El alacrán azul (8)

A Santa Clara se llega por todas partes. Allí sigue la gente, celebrando la entrada del Che al amanecer por no tener nada que celebrar en años posteriores. Es una plaza en la que no se puede aparcar, como si hubiera tantos coches, con un hotel listo para filmar una de miedo de bajo presupuesto. Sé lo que son estos hoteles provincianos, completamente vacíos, tú y el de la puerta dormido en su camarote con las fotos correspondientes colgadas de la pared. Una inmensidad de pasillos vacíos, luces que no funcionan y manchas sospechosas en una moqueta que inauguró el último revolucionario que entró en la ciudad. Si no hay pestillo en la puerta, descuida: tu noche se poblará de muertos tambaleantes, masas gelatinosas que se elevan desde esa mancha del suelo dejada por algún borracho y te sentirás acompañado aunque ningún ser vivo osará traspasar el umbral porque ahí están Fidel y el Che velando tu sueño, y Martí un poco más lejos.

Santa Clara me la enseñó un muchacho moreno que circulaba con una bicicleta. Había pasado por aquí en otra ocasión pero no me dieron ganas de entrar en la ciudad y le di la vuelta. Mucho peso, en la mente, del «cuando todo Santa Clara se despierta para verte«. Dejemos dormir a los sueños.
El chico, además de guapo y agradable, era tan bien educado como la mayor parte de los cubanos, una de las conquistas del régimen. Dejó su bicicleta y se aprestó a enseñarme lo poco que hay que ver de la ciudad descontada la gente, que siempre es el tema. No quería nada, sólo un poco de amistad y notoriedad por un día. Atreviéndose mucho una invitación a comer algo que no fuera arroz congrí. Hecho, mi joven amigo de ocasión. Si mi buen Adrede hubiese estado en mi lugar, se queda. Deja su vida nazarí y pone piso en Santa Clara para olvidarse de tristezas.

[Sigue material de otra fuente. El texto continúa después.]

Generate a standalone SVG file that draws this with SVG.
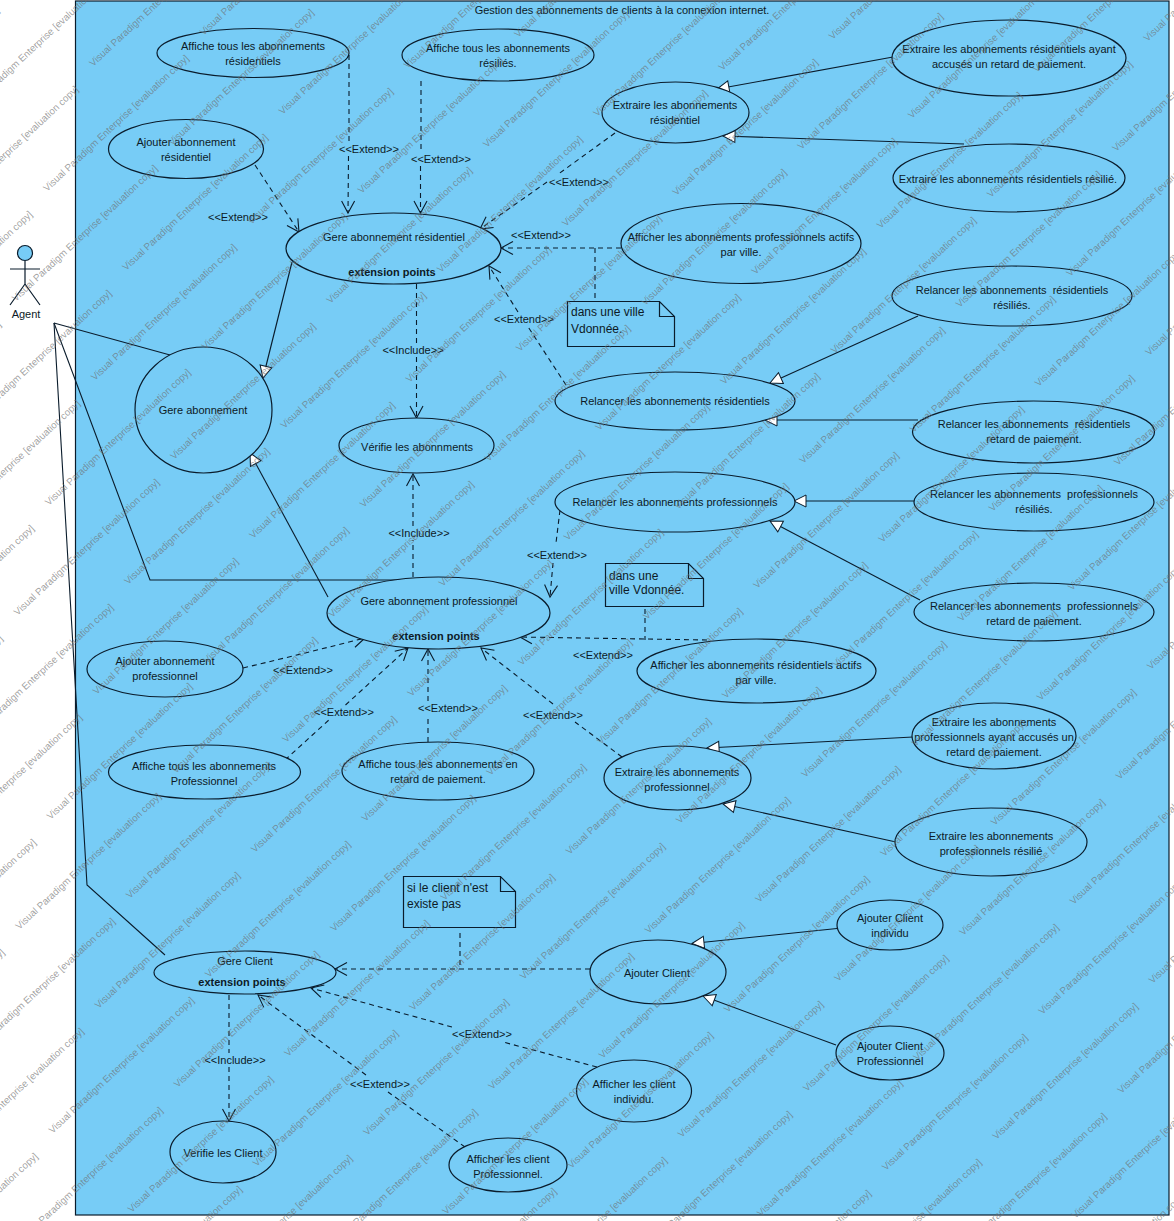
<svg xmlns="http://www.w3.org/2000/svg" xmlns:xlink="http://www.w3.org/1999/xlink" width="1174" height="1221" viewBox="0 0 1174 1221">
<style>
text{font-family:"Liberation Sans",Arial,sans-serif;font-size:11px;fill:#0d1a26;text-anchor:middle}
.n ellipse,.n rect,.n path,.n line,.n circle{fill:none;stroke:#0a1c2c;stroke-width:1.2}
.n ellipse,.n circle,.a circle{fill:#77ccf6}
.b{font-weight:bold}
.t{font-size:12px;text-anchor:start}
.l{fill:none;stroke:#0a1c2c;stroke-width:1.1}
.d{stroke-dasharray:5 4}
.w{fill:#6e6e6e;fill-opacity:.65;text-anchor:start;font-size:9.8px}
</style>
<defs>
<marker id="o" markerWidth="16" markerHeight="16" refX="13" refY="8" orient="auto" markerUnits="userSpaceOnUse"><path d="M1 1.5L13 8L1 14.5" fill="none" stroke="#0a1c2c" stroke-width="1.1"/></marker>
<marker id="h" markerWidth="16" markerHeight="16" refX="13" refY="8" orient="auto" markerUnits="userSpaceOnUse"><path d="M1 2L13 8L1 14Z" fill="#fff" stroke="#0a1c2c" stroke-width="1"/></marker>
<text id="wm" class="w" transform="rotate(-43)">Visual Paradigm Enterprise [evaluation copy]</text>
<g id="r">
<use xlink:href="#wm"/>
<use xlink:href="#wm" transform="translate(79.1 79)"/>
<use xlink:href="#wm" transform="translate(158.2 158)"/>
<use xlink:href="#wm" transform="translate(237.3 237)"/>
<use xlink:href="#wm" transform="translate(316.4 316)"/>
<use xlink:href="#wm" transform="translate(395.5 395)"/>
<use xlink:href="#wm" transform="translate(474.6 474)"/>
<use xlink:href="#wm" transform="translate(553.7 553)"/>
<use xlink:href="#wm" transform="translate(632.8 632)"/>
<use xlink:href="#wm" transform="translate(711.9 711)"/>
<use xlink:href="#wm" transform="translate(791 790)"/>
<use xlink:href="#wm" transform="translate(870.1 869)"/>
<use xlink:href="#wm" transform="translate(949.2 948)"/>
<use xlink:href="#wm" transform="translate(1028.3 1027)"/>
<use xlink:href="#wm" transform="translate(1107.4 1106)"/>
<use xlink:href="#wm" transform="translate(1186.5 1185)"/>
<use xlink:href="#wm" transform="translate(1265.6 1264)"/>
</g>
</defs>
<rect x="75.5" y="1" width="1093.5" height="1214" fill="#77ccf6" stroke="#0a1c2c" stroke-width="1.2"/>
<text x="622" y="14">Gestion des abonnements de clients à la connexion internet.</text>
<g id="connectors">
<g class="l">
<path d="M54 323L170 355"/><path d="M54 323L150 580H413"/><path d="M54 323L87 885L165 955"/>
<path d="M292 262L263 378" marker-end="url(#h)"/><path d="M328 597L250 453" marker-end="url(#h)"/>
<path d="M893 57L717 89" marker-end="url(#h)"/><path d="M964 144L723 136" marker-end="url(#h)"/>
<path d="M918 316L770 383" marker-end="url(#h)"/><path d="M918 420H765" marker-end="url(#h)"/>
<path d="M914 501H794" marker-end="url(#h)"/><path d="M920 600L770 521" marker-end="url(#h)"/>
<path d="M913 737L707 748" marker-end="url(#h)"/><path d="M896 842L723 804" marker-end="url(#h)"/>
<path d="M837 928.5L692 943.5" marker-end="url(#h)"/><path d="M836 1045L703 996" marker-end="url(#h)"/>
</g>
<g class="l d">
<path d="M349 55V142"/><path d="M348.500 156L348 213" marker-end="url(#o)"/>
<path d="M421 81V152"/><path d="M420.500 166V213" marker-end="url(#o)"/>
<path d="M255 165L299 232" marker-end="url(#o)"/>
<path d="M615 133L557 175"/><path d="M547 182L480 229" marker-end="url(#o)"/>
<path d="M621 248H501" marker-end="url(#o)"/><path d="M595 248V301"/>
<path d="M566 385L527.500 326"/><path d="M518 312L489 266" marker-end="url(#o)"/>
<path d="M416.500 284V343"/><path d="M416.500 357V418" marker-end="url(#o)"/>
<path d="M413 577V540"/><path d="M413 526V474" marker-end="url(#o)"/>
<path d="M560 510L556 543"/><path d="M553 563L550 597" marker-end="url(#o)"/>
<path d="M243 668Q310 652 365 638" marker-end="url(#o)"/>
<path d="M285 760L330 719"/><path d="M345.500 705L408 648" marker-end="url(#o)"/>
<path d="M428 742V715"/><path d="M428 701V649" marker-end="url(#o)"/>
<path d="M622 757L575 722"/><path d="M553 704L481 648" marker-end="url(#o)"/>
<path d="M707 640L520 637" marker-end="url(#o)"/>
<path d="M645 609V640"/><path d="M460 933V969"/>
<path d="M590 969H335" marker-end="url(#o)"/>
<path d="M597 1067L503 1042"/><path d="M452 1027L311 988" marker-end="url(#o)"/>
<path d="M465 1147L388 1092"/><path d="M366 1075L258 995" marker-end="url(#o)"/>
<path d="M229 995V1053"/><path d="M229 1067V1121" marker-end="url(#o)"/>
</g>
<text x="369" y="153">&lt;&lt;Extend&gt;&gt;</text><text x="441" y="163">&lt;&lt;Extend&gt;&gt;</text>
<text x="238" y="221">&lt;&lt;Extend&gt;&gt;</text><text x="579" y="186">&lt;&lt;Extend&gt;&gt;</text>
<text x="541" y="239">&lt;&lt;Extend&gt;&gt;</text><text x="524" y="323">&lt;&lt;Extend&gt;&gt;</text>
<text x="413" y="354">&lt;&lt;Include&gt;&gt;</text><text x="419" y="537">&lt;&lt;Include&gt;&gt;</text>
<text x="557" y="559">&lt;&lt;Extend&gt;&gt;</text><text x="303" y="674">&lt;&lt;Extend&gt;&gt;</text>
<text x="344" y="716">&lt;&lt;Extend&gt;&gt;</text><text x="448" y="712">&lt;&lt;Extend&gt;&gt;</text>
<text x="553" y="719">&lt;&lt;Extend&gt;&gt;</text><text x="603" y="659">&lt;&lt;Extend&gt;&gt;</text>
<text x="482" y="1038">&lt;&lt;Extend&gt;&gt;</text><text x="380" y="1088">&lt;&lt;Extend&gt;&gt;</text>
<text x="235" y="1064">&lt;&lt;Include&gt;&gt;</text>
</g>
<g id="agent" class="n a"><circle cx="25" cy="253" r="7.500"/><path d="M25 261V284M10 269H40M25 284L10 305M25 284L40 305"/><text x="26" y="318">Agent</text></g>
<g id="n1" class="n"><ellipse cx="253" cy="53" rx="96" ry="24.500"/><text x="253" y="50">Affiche tous les abonnements</text><text x="253" y="65">résidentiels</text></g>
<g id="n2" class="n"><ellipse cx="498" cy="55" rx="96" ry="26"/><text x="498" y="52">Affiche tous les abonnements</text><text x="498" y="67">résiliés.</text></g>
<g id="n3" class="n"><ellipse cx="675.500" cy="112.500" rx="73.500" ry="30.500"/><text x="675" y="109">Extraire les abonnements</text><text x="675" y="124">résidentiel</text></g>
<g id="n4" class="n"><ellipse cx="1009" cy="58" rx="117" ry="38"/><text x="1009" y="53">Extraire les abonnements résidentiels ayant</text><text x="1009" y="68">accusés un retard de paiement.</text></g>
<g id="n5" class="n"><ellipse cx="1009" cy="178" rx="116" ry="34"/><text x="1008" y="183">Extraire les abonnements résidentiels résilié.</text></g>
<g id="n6" class="n"><ellipse cx="186" cy="149" rx="77.500" ry="29.500"/><text x="186" y="146">Ajouter abonnement</text><text x="186" y="161">résidentiel</text></g>
<g id="n7" class="n"><ellipse cx="393.500" cy="248.500" rx="107.500" ry="35.500"/><text x="394" y="241">Gere abonnement résidentiel</text><text class="b" x="392" y="276">extension points</text></g>
<g id="n8" class="n"><ellipse cx="741" cy="243.500" rx="120" ry="40"/><text x="741" y="241">Afficher les abonnements professionnels actifs</text><text x="741" y="256">par ville.</text></g>
<g id="n9" class="n"><ellipse cx="1012" cy="296" rx="120" ry="30"/><text x="1012" y="294" xml:space="preserve">Relancer les abonnements  résidentiels</text><text x="1012" y="309">résiliés.</text></g>
<g id="n10" class="n"><ellipse cx="203.500" cy="410" rx="68.500" ry="63"/><text x="203" y="414">Gere abonnement</text></g>
<g id="n11" class="n"><ellipse cx="675" cy="401" rx="120" ry="29"/><text x="675" y="405">Relancer les abonnements résidentiels</text></g>
<g id="n12" class="n"><ellipse cx="416.500" cy="445.500" rx="77.500" ry="27.500"/><text x="417" y="451">Vérifie les abonnments</text></g>
<g id="n13" class="n"><ellipse cx="1033.500" cy="432" rx="121" ry="31"/><text x="1034" y="428" xml:space="preserve">Relancer les abonnements  résidentiels</text><text x="1034" y="443">retard de paiement.</text></g>
<g id="n14" class="n"><ellipse cx="675" cy="502" rx="120" ry="30"/><text x="675" y="506">Relancer les abonnements professionnels</text></g>
<g id="n15" class="n"><ellipse cx="1034" cy="502" rx="120" ry="29"/><text x="1034" y="498" xml:space="preserve">Relancer les abonnements  professionnels</text><text x="1034" y="513">résiliés.</text></g>
<g id="n16" class="n"><ellipse cx="1034" cy="612" rx="120" ry="29"/><text x="1034" y="610" xml:space="preserve">Relancer les abonnements  professionnels</text><text x="1034" y="625">retard de paiement.</text></g>
<g id="n17" class="n"><ellipse cx="438.500" cy="613" rx="111.500" ry="36"/><text x="439" y="605">Gere abonnement professionnel</text><text class="b" x="436" y="640">extension points</text></g>
<g id="n18" class="n"><ellipse cx="756.500" cy="671" rx="119.500" ry="32"/><text x="756" y="669">Afficher les abonnements résidentiels actifs</text><text x="756" y="684">par ville.</text></g>
<g id="n19" class="n"><ellipse cx="165" cy="669" rx="78" ry="28"/><text x="165" y="665">Ajouter abonnement</text><text x="165" y="680">professionnel</text></g>
<g id="n20" class="n"><ellipse cx="204.500" cy="772" rx="96" ry="27"/><text x="204" y="770">Affiche tous les abonnements</text><text x="204" y="785">Professionnel</text></g>
<g id="n21" class="n"><ellipse cx="438" cy="771" rx="96" ry="29"/><text x="438" y="768">Affiche tous les abonnements en</text><text x="438" y="783">retard de paiement.</text></g>
<g id="n22" class="n"><ellipse cx="677.500" cy="778" rx="73.500" ry="32"/><text x="677" y="776">Extraire les abonnements</text><text x="677" y="791">professionnel</text></g>
<g id="n23" class="n"><ellipse cx="994" cy="736" rx="82" ry="33"/><text x="994" y="726">Extraire les abonnements</text><text x="994" y="741">professionnels ayant accusés un</text><text x="994" y="756">retard de paiement.</text></g>
<g id="n24" class="n"><ellipse cx="991" cy="842" rx="96" ry="34"/><text x="991" y="840">Extraire les abonnements</text><text x="991" y="855">professionnels résilié</text></g>
<g id="n25" class="n"><ellipse cx="245" cy="972.500" rx="91" ry="21.500"/><text x="245" y="965">Gere Client</text><text class="b" x="242" y="986">extension points</text></g>
<g id="n26" class="n"><ellipse cx="658" cy="972" rx="68" ry="32"/><text x="657" y="977">Ajouter Client</text></g>
<g id="n27" class="n"><ellipse cx="890" cy="925" rx="53" ry="25"/><text x="890" y="922">Ajouter Client</text><text x="890" y="937">individu</text></g>
<g id="n28" class="n"><ellipse cx="890" cy="1053" rx="54" ry="27"/><text x="890" y="1050">Ajouter Client</text><text x="890" y="1065">Professionnel</text></g>
<g id="n29" class="n"><ellipse cx="634" cy="1091" rx="57.500" ry="31"/><text x="634" y="1088">Afficher les client</text><text x="634" y="1103">individu.</text></g>
<g id="n30" class="n"><ellipse cx="508" cy="1165" rx="59" ry="27"/><text x="508" y="1163">Afficher les client</text><text x="508" y="1178">Professionnel.</text></g>
<g id="n31" class="n"><ellipse cx="223" cy="1152" rx="53" ry="31"/><text x="223" y="1157">Verifie les Client</text></g>
<g id="note1" class="n"><path d="M567.500 301.500H659.500L674.500 316.500V346.500H567.500ZM659.500 301.500V316.500H674.500"/><text class="t" x="571" y="316">dans une ville</text><text class="t" x="571" y="333">Vdonnée.</text></g>
<g id="note2" class="n"><path d="M605.500 563.500H688.500L703.500 578.500V606.500H605.500ZM688.500 563.500V578.500H703.500"/><text class="t" x="609" y="580">dans une</text><text class="t" x="609" y="594">ville Vdonnée.</text></g>
<g id="note3" class="n"><path d="M403.500 876.500H500.500L515.500 891.500V927.500H403.500ZM500.500 876.500V891.500H515.500"/><text class="t" x="407" y="892">si le client n'est</text><text class="t" x="407" y="908">existe pas</text></g>
<g id="watermark" transform="translate(5 4)">
<use xlink:href="#r" transform="translate(88 63)"/>
<use xlink:href="#r" transform="translate(402.600 65)"/>
<use xlink:href="#r" transform="translate(717.200 67)"/>
<use xlink:href="#r" transform="translate(1031.800 69)"/>
<use xlink:href="#r" transform="translate(-147.500 140)"/>
<use xlink:href="#r" transform="translate(-145.700 454)"/>
<use xlink:href="#r" transform="translate(-143.900 768)"/>
<use xlink:href="#r" transform="translate(-142.100 1082)"/>
<use xlink:href="#r" transform="translate(-116.200 30)"/>
<use xlink:href="#r" transform="translate(198.400 32)"/>
<use xlink:href="#r" transform="translate(513 34)"/>
<use xlink:href="#r" transform="translate(827.600 36)"/>
<use xlink:href="#r" transform="translate(1142.200 38)"/>
<use xlink:href="#r" transform="translate(-114.400 344)"/>
<use xlink:href="#r" transform="translate(-112.600 658)"/>
<use xlink:href="#r" transform="translate(-110.800 972)"/>
<use xlink:href="#r" transform="translate(-109 1286)"/>
</g>
</svg>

Aquí, como en todas partes de Cuba, es pasear las calles. La vida está fuera, por las aceras. En el interior de las casas, como no sea a la hora de la comida, sólo hay ancianos y enfermos, a los que por cierto cuidan muy bien sus deudos. Resulta enternecedor ver cómo se ocupan de sus mayores. La familia en Cuba, con algunos elementos de grupo tribal, goza de muy buena salud. Ya conté anteriormente que son las mujeres quienes mantienen el tenderete. Los hombres entran y salen de la familia, cambian, pero ellas lo aguantan todo sin desfallecer, venga como venga. Se hacen preñar cuando ellas quieren y descargan al hombre de toda obligación para con el hijo, un asunto muy africano contra el que el propio régimen se ha estrellado y terminado por abandonar. Cierto que ellas son también mujeres libres y cambian de pareja cuando les parece, guardando en casa los hijos de varios hombres.

Una muchacha de no más de dieciséis años camina por la acera con un doble coche de bebé. Lleva dos niños preciosos.

-Tan joven y ya con dos niños -le digo.
-¡Ay, señor! -interviene la madre, que no pasará de los treinta y cinco- ¡Adóptela usted y llévela a España! Yo me quedo con los niños.

Eso, justamente eso es lo que yo necesito, una adolescente de color y de andares felinos caminando por los empedrados de mi pueblo. Río con ellas, de la ocurrencia, y terminan pidiendo unos pesitos.